Charts and diagrams as code
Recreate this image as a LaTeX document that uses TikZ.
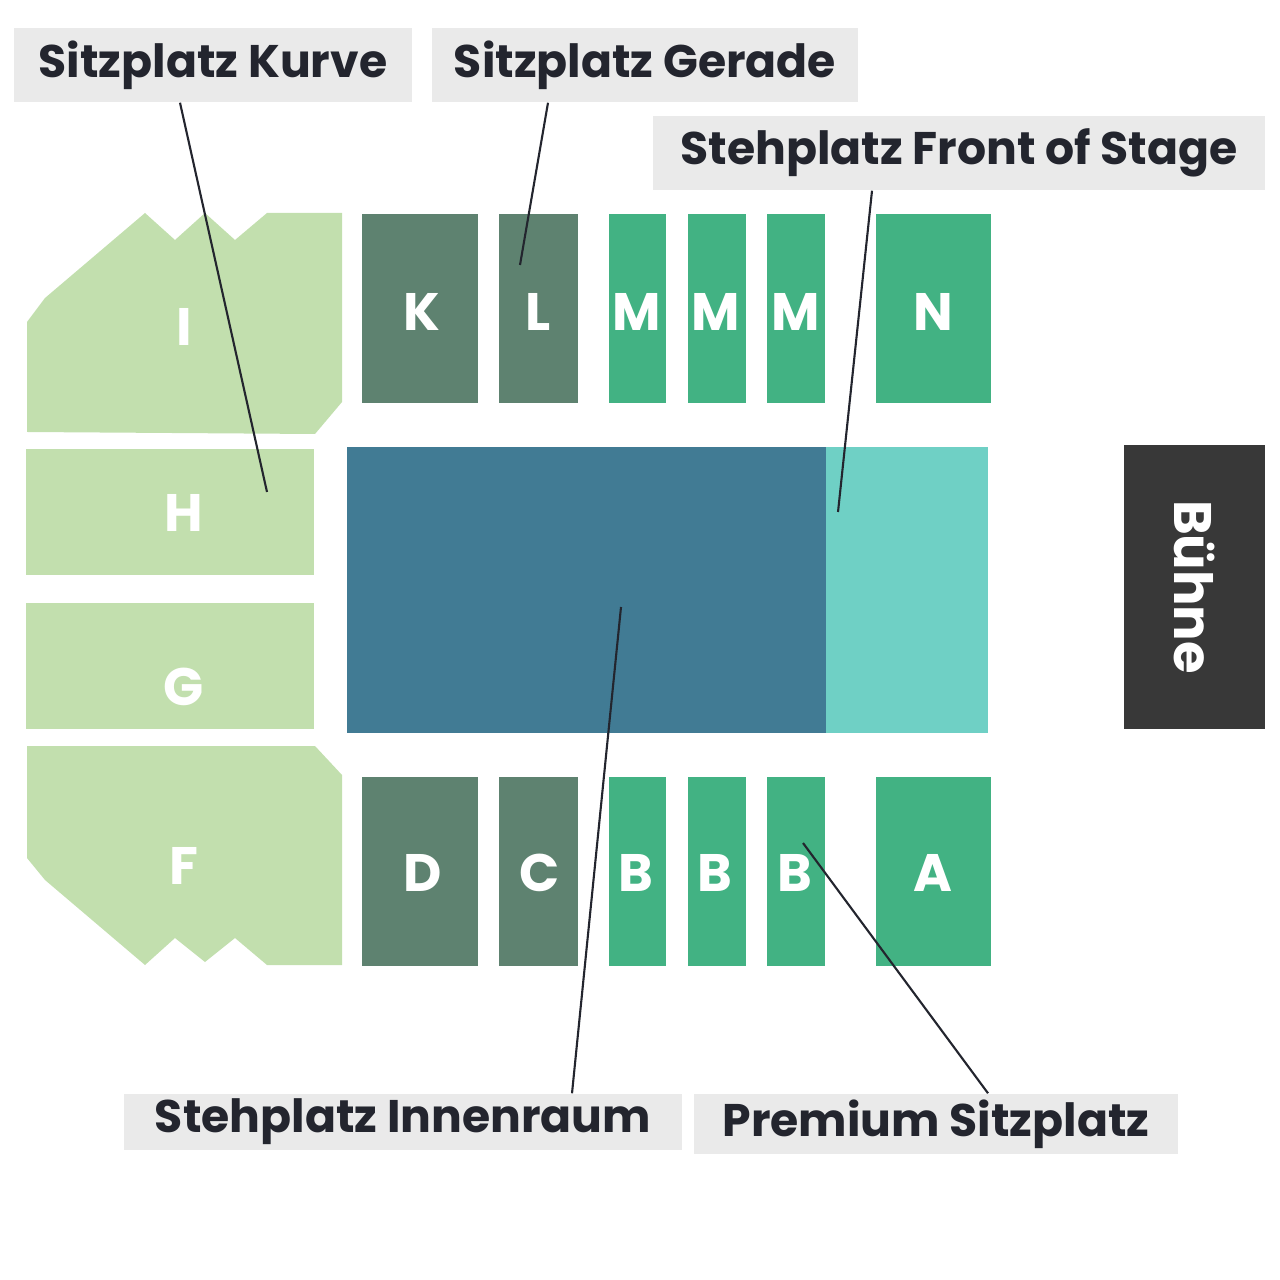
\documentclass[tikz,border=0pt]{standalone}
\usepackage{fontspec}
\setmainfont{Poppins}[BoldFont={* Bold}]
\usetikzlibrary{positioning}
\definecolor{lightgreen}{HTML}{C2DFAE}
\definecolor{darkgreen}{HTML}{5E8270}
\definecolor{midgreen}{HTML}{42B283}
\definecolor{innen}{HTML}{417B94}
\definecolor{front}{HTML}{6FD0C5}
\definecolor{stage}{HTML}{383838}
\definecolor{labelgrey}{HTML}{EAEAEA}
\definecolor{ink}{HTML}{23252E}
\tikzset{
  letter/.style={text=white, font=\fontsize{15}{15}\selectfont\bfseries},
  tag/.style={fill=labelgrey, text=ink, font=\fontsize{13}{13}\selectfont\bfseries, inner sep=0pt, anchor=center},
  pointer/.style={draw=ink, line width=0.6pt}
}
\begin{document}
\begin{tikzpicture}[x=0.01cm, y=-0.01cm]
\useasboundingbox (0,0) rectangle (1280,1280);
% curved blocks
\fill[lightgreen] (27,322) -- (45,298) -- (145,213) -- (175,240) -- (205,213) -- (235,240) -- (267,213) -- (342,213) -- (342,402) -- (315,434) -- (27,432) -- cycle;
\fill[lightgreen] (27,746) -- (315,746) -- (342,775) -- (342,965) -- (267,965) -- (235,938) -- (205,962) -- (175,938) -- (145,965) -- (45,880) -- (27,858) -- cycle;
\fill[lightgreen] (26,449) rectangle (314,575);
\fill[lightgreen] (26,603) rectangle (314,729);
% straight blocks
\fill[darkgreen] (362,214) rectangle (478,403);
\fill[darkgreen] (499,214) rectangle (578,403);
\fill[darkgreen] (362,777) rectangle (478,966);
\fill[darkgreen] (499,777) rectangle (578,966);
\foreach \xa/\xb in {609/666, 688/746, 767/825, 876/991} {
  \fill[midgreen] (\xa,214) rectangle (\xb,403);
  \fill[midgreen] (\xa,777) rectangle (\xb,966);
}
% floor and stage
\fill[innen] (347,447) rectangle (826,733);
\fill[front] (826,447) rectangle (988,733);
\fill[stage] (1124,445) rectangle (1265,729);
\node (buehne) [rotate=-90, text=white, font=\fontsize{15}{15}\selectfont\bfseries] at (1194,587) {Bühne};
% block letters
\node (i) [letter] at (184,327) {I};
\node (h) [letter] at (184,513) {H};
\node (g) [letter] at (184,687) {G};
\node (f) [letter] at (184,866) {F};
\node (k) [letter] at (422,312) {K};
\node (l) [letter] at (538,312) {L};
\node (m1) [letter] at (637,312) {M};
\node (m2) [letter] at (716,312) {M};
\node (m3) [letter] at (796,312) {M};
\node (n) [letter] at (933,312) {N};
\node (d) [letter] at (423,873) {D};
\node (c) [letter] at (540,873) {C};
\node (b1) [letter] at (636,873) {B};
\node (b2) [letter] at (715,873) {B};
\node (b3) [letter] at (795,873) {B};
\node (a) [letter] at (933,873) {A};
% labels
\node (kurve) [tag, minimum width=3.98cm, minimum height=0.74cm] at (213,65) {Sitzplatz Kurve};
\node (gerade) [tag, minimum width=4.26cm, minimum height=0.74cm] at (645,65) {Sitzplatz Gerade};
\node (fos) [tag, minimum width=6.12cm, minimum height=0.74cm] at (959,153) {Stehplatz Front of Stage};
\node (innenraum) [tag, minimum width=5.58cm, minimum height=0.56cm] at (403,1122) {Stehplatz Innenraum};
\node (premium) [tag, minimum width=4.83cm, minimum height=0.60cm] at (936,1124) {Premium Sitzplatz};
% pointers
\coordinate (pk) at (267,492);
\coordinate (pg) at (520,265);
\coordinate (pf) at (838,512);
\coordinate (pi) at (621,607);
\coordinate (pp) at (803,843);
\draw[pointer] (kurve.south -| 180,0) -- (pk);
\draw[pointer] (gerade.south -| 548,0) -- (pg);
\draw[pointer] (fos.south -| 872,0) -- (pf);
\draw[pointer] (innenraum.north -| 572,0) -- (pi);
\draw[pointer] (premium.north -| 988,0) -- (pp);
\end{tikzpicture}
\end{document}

--

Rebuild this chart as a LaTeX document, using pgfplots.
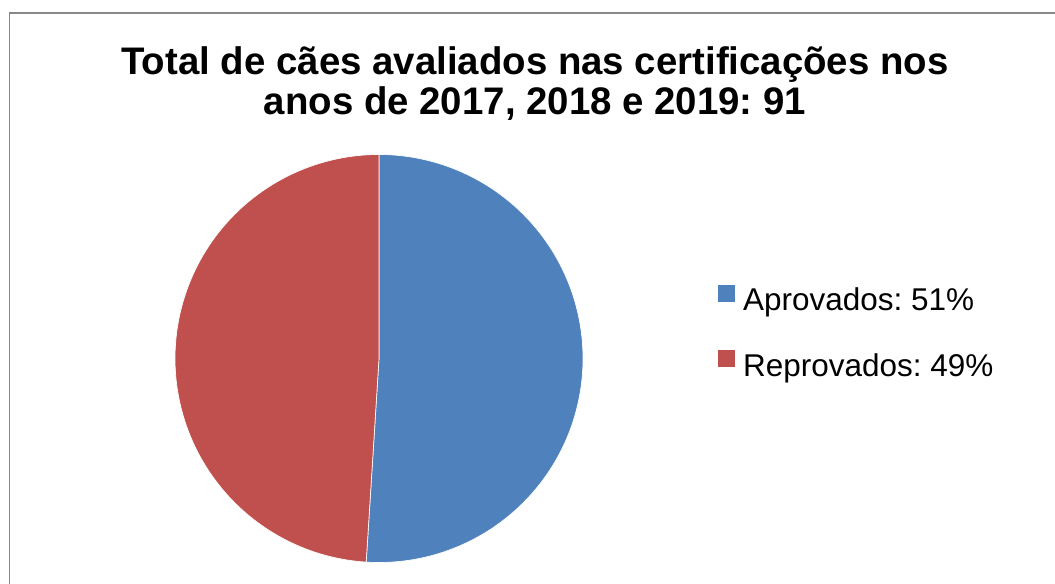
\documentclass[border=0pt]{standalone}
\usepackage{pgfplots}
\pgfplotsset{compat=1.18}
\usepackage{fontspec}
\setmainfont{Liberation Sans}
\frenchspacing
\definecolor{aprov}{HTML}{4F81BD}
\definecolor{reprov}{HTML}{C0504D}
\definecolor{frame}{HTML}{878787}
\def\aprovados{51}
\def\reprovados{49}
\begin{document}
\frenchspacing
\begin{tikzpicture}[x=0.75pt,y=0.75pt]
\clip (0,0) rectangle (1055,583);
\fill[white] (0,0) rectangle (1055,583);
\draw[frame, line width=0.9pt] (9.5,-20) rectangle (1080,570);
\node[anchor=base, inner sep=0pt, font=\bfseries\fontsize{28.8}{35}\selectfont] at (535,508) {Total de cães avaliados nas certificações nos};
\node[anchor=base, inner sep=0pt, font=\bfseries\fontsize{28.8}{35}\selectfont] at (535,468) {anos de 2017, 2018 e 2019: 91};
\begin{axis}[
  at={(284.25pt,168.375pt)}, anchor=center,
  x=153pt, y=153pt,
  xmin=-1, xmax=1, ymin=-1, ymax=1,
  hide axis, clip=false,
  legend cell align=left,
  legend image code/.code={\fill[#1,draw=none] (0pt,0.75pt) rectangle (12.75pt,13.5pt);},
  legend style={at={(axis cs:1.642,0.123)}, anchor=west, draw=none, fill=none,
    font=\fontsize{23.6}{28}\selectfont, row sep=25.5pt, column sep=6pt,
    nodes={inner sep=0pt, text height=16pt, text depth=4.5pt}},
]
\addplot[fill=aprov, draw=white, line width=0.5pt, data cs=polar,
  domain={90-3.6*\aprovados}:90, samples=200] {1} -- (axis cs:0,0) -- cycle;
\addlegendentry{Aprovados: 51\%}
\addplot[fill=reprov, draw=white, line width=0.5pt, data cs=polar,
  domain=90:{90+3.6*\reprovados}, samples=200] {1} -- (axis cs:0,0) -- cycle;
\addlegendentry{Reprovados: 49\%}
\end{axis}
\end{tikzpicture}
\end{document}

==

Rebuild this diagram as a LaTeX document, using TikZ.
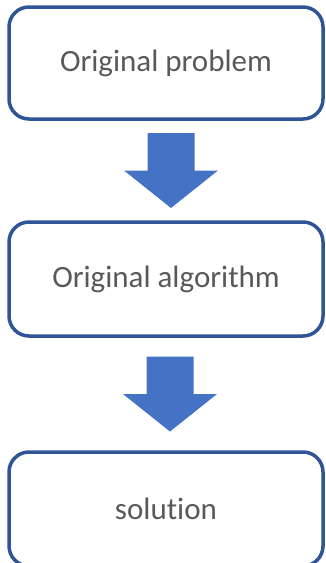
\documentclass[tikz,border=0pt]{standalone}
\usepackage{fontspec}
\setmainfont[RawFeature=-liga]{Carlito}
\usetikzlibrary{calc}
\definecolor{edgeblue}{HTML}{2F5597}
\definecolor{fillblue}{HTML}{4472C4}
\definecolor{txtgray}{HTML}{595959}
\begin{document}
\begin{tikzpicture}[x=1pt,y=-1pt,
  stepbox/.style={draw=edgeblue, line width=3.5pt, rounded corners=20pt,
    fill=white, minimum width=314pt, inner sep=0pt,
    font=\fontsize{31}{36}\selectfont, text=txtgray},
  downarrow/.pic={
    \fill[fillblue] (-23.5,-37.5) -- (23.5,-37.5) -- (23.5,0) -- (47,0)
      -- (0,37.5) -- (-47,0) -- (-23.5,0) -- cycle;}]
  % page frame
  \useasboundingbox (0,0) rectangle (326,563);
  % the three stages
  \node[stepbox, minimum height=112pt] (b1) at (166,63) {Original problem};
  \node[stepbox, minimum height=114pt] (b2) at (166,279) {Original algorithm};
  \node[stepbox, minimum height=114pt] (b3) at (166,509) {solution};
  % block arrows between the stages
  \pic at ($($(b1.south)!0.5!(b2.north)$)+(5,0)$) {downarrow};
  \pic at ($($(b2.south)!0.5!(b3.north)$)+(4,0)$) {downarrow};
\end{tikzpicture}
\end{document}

» YOUR GOAL: Look through the data and gather every line with the string "image" in it.

» SOLUTION TO THIS PROBLEM:
Recreate this image as a LaTeX document that uses TikZ.
  legend image code/.code={\fill[#1,draw=none] (0pt,0.75pt) rectangle (12.75pt,13.5pt);},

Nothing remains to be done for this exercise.